En 2020 Belén López Peiró publicó Por qué volvías cada verano, un libro en el que relataba los abusos sexuales sufridos por parte de su tío durante años en las vacaciones que ella pasaba en su casa. “Me di cuenta con el tiempo de que la pregunta que me hacían no era una pregunta. No era: ‘¿Por qué volvías cada verano?’ para intentar entender el proceso. Era una afirmación: porque volvías, abusaban de vos”, explicaba López Peiró al hablar de su caso. “La mayoría de las preguntas eran acusaciones o eran justificaciones.

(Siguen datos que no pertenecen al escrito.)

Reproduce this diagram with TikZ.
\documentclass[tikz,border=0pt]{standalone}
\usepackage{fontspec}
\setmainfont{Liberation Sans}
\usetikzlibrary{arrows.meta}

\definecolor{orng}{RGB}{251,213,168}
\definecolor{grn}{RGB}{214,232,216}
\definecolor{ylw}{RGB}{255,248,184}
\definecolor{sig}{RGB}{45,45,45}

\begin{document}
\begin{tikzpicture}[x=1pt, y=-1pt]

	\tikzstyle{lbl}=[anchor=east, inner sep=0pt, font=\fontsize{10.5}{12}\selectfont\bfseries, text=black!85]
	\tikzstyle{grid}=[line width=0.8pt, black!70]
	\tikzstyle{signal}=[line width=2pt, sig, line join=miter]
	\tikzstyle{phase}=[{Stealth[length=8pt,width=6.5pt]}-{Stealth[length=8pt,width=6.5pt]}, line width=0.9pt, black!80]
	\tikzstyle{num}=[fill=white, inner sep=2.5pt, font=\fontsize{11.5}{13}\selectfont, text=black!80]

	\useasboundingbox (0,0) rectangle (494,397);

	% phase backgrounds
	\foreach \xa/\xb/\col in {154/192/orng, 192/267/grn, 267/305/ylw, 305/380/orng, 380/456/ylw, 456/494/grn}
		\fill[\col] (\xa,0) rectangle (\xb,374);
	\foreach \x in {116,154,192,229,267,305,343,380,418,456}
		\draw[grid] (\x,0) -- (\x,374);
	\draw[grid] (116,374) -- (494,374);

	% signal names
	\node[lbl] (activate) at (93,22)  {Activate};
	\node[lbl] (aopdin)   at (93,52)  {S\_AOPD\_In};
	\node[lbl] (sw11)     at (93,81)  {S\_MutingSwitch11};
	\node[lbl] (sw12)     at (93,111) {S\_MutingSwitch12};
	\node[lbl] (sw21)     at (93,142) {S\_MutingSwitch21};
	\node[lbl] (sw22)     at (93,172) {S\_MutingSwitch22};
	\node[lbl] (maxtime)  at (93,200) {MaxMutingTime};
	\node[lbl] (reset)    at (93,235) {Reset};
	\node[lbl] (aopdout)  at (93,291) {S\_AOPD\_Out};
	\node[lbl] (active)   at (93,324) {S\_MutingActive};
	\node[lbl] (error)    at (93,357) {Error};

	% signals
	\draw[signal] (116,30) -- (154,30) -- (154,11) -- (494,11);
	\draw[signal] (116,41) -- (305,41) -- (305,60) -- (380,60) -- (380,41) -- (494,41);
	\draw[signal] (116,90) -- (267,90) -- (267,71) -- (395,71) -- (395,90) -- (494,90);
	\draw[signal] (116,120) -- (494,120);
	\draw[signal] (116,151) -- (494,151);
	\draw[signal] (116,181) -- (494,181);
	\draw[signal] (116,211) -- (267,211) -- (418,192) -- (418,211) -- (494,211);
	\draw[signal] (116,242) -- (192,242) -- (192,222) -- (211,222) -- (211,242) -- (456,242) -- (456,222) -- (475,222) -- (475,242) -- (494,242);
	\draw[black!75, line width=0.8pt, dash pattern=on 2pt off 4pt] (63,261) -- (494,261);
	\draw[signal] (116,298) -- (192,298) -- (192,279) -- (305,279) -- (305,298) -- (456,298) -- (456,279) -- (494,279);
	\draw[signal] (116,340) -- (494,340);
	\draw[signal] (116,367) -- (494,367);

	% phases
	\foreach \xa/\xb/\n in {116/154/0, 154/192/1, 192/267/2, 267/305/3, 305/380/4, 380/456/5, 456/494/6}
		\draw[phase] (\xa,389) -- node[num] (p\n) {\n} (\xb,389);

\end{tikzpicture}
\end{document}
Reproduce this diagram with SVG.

Eso también es estructural”, reflexionaba la escritora.
El relato (y la denuncia judicial) dinamitó su familia y la expuso al descrédito y al distanciamiento de sus propios seres queridos. El libro mezcla las voces de sus padres, de sus primas, de los profesionales que la atendieron, de abogados... Esa estructura polifónica, explicaba López Peiró, permite “interpelar a cada persona que lo lea, sea el compañero de trabajo, la amiga, la madre de una amiga… cualquiera que sea parte de esa sociedad que hace posible que el silencio permanezca”.
La denuncia judicial contra Errejón y el relato de Sara en elDiario.es nos ponen frente a una incómoda escala de grises pero a la vez nos lanzan una certeza a la cara: algunas de las heridas que viven agazapadas o no han pasado de la confesión entre amigas, se han expuesto públicamente. A estas mujeres les ha costado mucho recobrar su voz para poder alzarla, incluso reconociendo que no hicieron lo que, desde su mirada de ahora, les gustaría haber hecho entonces.
Si ponemos los ojos en ellas, que sea para intentar entender, para interpelarnos, como dice López Peiró, como agentes de ese silencio que ellas se han atrevido a romper. Si queremos mirar algo, que sea antes lo que durante demasiado tiempo consideramos normal o imposible de cambiar. Si queremos cuestionar algo, que sean nuestros prejuicios, que sea este orden que nos hemos dado. Si necesitamos poner el foco en algo, que sea en esa herida colectiva que –al leer tantos mensajes que atacan y cuestionan– parece tan difícil de cerrar.